GOAL: Retype all material exactly. Pictures stay out of the copy.

DATASET EXTRACT:
===============

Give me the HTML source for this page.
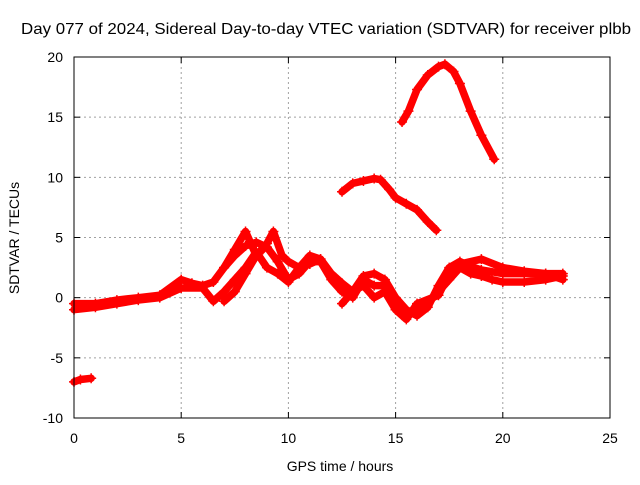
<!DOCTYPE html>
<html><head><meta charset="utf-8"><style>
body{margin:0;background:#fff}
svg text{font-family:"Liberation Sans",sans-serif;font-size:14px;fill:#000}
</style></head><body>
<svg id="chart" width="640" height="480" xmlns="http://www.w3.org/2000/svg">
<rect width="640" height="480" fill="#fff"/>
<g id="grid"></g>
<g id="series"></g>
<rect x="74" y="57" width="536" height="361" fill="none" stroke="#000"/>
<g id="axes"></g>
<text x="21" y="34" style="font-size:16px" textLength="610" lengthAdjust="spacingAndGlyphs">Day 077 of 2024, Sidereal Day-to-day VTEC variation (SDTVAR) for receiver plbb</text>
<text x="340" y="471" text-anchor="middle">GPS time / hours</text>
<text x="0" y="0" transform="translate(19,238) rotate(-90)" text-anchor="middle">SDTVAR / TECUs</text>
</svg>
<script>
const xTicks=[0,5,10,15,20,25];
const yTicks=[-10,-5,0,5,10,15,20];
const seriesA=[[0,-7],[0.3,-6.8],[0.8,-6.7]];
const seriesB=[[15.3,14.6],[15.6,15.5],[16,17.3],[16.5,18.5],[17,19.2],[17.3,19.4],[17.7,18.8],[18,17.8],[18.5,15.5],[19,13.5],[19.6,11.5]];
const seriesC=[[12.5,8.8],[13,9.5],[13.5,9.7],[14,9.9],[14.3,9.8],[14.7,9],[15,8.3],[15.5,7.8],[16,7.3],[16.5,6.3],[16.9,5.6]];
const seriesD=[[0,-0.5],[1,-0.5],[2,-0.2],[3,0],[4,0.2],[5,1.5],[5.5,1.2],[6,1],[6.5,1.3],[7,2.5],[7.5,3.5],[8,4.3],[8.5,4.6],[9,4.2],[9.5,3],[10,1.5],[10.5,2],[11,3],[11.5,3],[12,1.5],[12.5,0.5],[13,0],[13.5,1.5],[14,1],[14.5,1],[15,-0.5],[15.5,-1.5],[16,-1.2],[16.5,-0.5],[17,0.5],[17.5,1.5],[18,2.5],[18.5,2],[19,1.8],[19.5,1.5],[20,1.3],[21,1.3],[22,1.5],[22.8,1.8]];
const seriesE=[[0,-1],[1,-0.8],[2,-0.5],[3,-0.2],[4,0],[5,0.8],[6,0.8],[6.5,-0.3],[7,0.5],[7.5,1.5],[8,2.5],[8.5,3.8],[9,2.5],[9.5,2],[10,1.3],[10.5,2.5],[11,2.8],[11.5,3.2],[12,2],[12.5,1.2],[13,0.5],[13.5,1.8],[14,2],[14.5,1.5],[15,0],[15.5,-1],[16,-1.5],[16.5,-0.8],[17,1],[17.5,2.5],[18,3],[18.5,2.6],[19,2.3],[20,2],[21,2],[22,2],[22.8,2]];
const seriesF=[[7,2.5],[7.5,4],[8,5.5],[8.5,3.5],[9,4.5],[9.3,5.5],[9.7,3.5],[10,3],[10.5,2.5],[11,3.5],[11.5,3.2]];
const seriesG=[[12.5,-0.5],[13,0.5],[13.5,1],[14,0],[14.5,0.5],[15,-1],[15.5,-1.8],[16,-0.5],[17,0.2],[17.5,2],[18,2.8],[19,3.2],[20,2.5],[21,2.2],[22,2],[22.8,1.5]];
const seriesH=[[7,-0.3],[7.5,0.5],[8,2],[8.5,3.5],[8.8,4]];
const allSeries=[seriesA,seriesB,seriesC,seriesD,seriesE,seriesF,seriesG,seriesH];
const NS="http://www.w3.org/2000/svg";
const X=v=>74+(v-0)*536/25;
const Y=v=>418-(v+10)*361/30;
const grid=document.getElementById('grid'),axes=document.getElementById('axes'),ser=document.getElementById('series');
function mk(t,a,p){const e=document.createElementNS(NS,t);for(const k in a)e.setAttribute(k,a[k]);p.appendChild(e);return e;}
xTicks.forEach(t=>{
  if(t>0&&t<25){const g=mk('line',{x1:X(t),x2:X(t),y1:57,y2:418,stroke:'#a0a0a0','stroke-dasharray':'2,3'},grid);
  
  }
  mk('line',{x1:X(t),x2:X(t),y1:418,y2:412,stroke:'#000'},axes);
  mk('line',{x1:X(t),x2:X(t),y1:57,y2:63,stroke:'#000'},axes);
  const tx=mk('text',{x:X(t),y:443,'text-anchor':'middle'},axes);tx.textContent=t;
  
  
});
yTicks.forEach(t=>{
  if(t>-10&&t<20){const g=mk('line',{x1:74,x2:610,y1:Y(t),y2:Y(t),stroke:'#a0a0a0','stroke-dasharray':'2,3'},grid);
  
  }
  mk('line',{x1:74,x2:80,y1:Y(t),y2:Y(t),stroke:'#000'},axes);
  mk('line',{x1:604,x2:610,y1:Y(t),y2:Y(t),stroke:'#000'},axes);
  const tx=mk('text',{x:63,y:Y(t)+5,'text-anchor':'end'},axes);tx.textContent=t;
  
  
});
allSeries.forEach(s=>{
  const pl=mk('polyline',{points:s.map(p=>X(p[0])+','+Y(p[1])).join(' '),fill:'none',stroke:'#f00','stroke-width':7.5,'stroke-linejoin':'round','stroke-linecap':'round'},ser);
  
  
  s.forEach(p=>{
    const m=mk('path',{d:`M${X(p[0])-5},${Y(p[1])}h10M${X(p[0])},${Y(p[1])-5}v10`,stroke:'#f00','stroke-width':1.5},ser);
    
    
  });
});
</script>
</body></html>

===============

TASK ANSWER:
Give me the HTML source for this page.
<!DOCTYPE html>
<html><head><meta charset="utf-8"><style>
body{margin:0;background:#fff}
svg text{font-family:"Liberation Sans",sans-serif;font-size:14px;fill:#000}
</style></head><body>
<svg id="chart" width="640" height="480" xmlns="http://www.w3.org/2000/svg">
<rect width="640" height="480" fill="#fff"/>
<g id="grid"></g>
<g id="series"></g>
<rect x="74" y="57" width="536" height="361" fill="none" stroke="#000"/>
<g id="axes"></g>
<text x="21" y="34" style="font-size:16px" textLength="610" lengthAdjust="spacingAndGlyphs">Day 077 of 2024, Sidereal Day-to-day VTEC variation (SDTVAR) for receiver plbb</text>
<text x="340" y="471" text-anchor="middle">GPS time / hours</text>
<text x="0" y="0" transform="translate(19,238) rotate(-90)" text-anchor="middle">SDTVAR / TECUs</text>
</svg>
<script>
const xTicks=[0,5,10,15,20,25];
const yTicks=[-10,-5,0,5,10,15,20];
const seriesA=[[0,-7],[0.3,-6.8],[0.8,-6.7]];
const seriesB=[[15.3,14.6],[15.6,15.5],[16,17.3],[16.5,18.5],[17,19.2],[17.3,19.4],[17.7,18.8],[18,17.8],[18.5,15.5],[19,13.5],[19.6,11.5]];
const seriesC=[[12.5,8.8],[13,9.5],[13.5,9.7],[14,9.9],[14.3,9.8],[14.7,9],[15,8.3],[15.5,7.8],[16,7.3],[16.5,6.3],[16.9,5.6]];
const seriesD=[[0,-0.5],[1,-0.5],[2,-0.2],[3,0],[4,0.2],[5,1.5],[5.5,1.2],[6,1],[6.5,1.3],[7,2.5],[7.5,3.5],[8,4.3],[8.5,4.6],[9,4.2],[9.5,3],[10,1.5],[10.5,2],[11,3],[11.5,3],[12,1.5],[12.5,0.5],[13,0],[13.5,1.5],[14,1],[14.5,1],[15,-0.5],[15.5,-1.5],[16,-1.2],[16.5,-0.5],[17,0.5],[17.5,1.5],[18,2.5],[18.5,2],[19,1.8],[19.5,1.5],[20,1.3],[21,1.3],[22,1.5],[22.8,1.8]];
const seriesE=[[0,-1],[1,-0.8],[2,-0.5],[3,-0.2],[4,0],[5,0.8],[6,0.8],[6.5,-0.3],[7,0.5],[7.5,1.5],[8,2.5],[8.5,3.8],[9,2.5],[9.5,2],[10,1.3],[10.5,2.5],[11,2.8],[11.5,3.2],[12,2],[12.5,1.2],[13,0.5],[13.5,1.8],[14,2],[14.5,1.5],[15,0],[15.5,-1],[16,-1.5],[16.5,-0.8],[17,1],[17.5,2.5],[18,3],[18.5,2.6],[19,2.3],[20,2],[21,2],[22,2],[22.8,2]];
const seriesF=[[7,2.5],[7.5,4],[8,5.5],[8.5,3.5],[9,4.5],[9.3,5.5],[9.7,3.5],[10,3],[10.5,2.5],[11,3.5],[11.5,3.2]];
const seriesG=[[12.5,-0.5],[13,0.5],[13.5,1],[14,0],[14.5,0.5],[15,-1],[15.5,-1.8],[16,-0.5],[17,0.2],[17.5,2],[18,2.8],[19,3.2],[20,2.5],[21,2.2],[22,2],[22.8,1.5]];
const seriesH=[[7,-0.3],[7.5,0.5],[8,2],[8.5,3.5],[8.8,4]];
const allSeries=[seriesA,seriesB,seriesC,seriesD,seriesE,seriesF,seriesG,seriesH];
const NS="http://www.w3.org/2000/svg";
const X=v=>74+(v-0)*536/25;
const Y=v=>418-(v+10)*361/30;
const grid=document.getElementById('grid'),axes=document.getElementById('axes'),ser=document.getElementById('series');
function mk(t,a,p){const e=document.createElementNS(NS,t);for(const k in a)e.setAttribute(k,a[k]);p.appendChild(e);return e;}
xTicks.forEach(t=>{
  if(t>0&&t<25){const g=mk('line',{x1:X(t),x2:X(t),y1:57,y2:418,stroke:'#a0a0a0','stroke-dasharray':'2,3'},grid);
  
  }
  mk('line',{x1:X(t),x2:X(t),y1:418,y2:412,stroke:'#000'},axes);
  mk('line',{x1:X(t),x2:X(t),y1:57,y2:63,stroke:'#000'},axes);
  const tx=mk('text',{x:X(t),y:443,'text-anchor':'middle'},axes);tx.textContent=t;
  
  
});
yTicks.forEach(t=>{
  if(t>-10&&t<20){const g=mk('line',{x1:74,x2:610,y1:Y(t),y2:Y(t),stroke:'#a0a0a0','stroke-dasharray':'2,3'},grid);
  
  }
  mk('line',{x1:74,x2:80,y1:Y(t),y2:Y(t),stroke:'#000'},axes);
  mk('line',{x1:604,x2:610,y1:Y(t),y2:Y(t),stroke:'#000'},axes);
  const tx=mk('text',{x:63,y:Y(t)+5,'text-anchor':'end'},axes);tx.textContent=t;
  
  
});
allSeries.forEach(s=>{
  const pl=mk('polyline',{points:s.map(p=>X(p[0])+','+Y(p[1])).join(' '),fill:'none',stroke:'#f00','stroke-width':7.5,'stroke-linejoin':'round','stroke-linecap':'round'},ser);
  
  
  s.forEach(p=>{
    const m=mk('path',{d:`M${X(p[0])-5},${Y(p[1])}h10M${X(p[0])},${Y(p[1])-5}v10`,stroke:'#f00','stroke-width':1.5},ser);
    
    
  });
});
</script>
</body></html>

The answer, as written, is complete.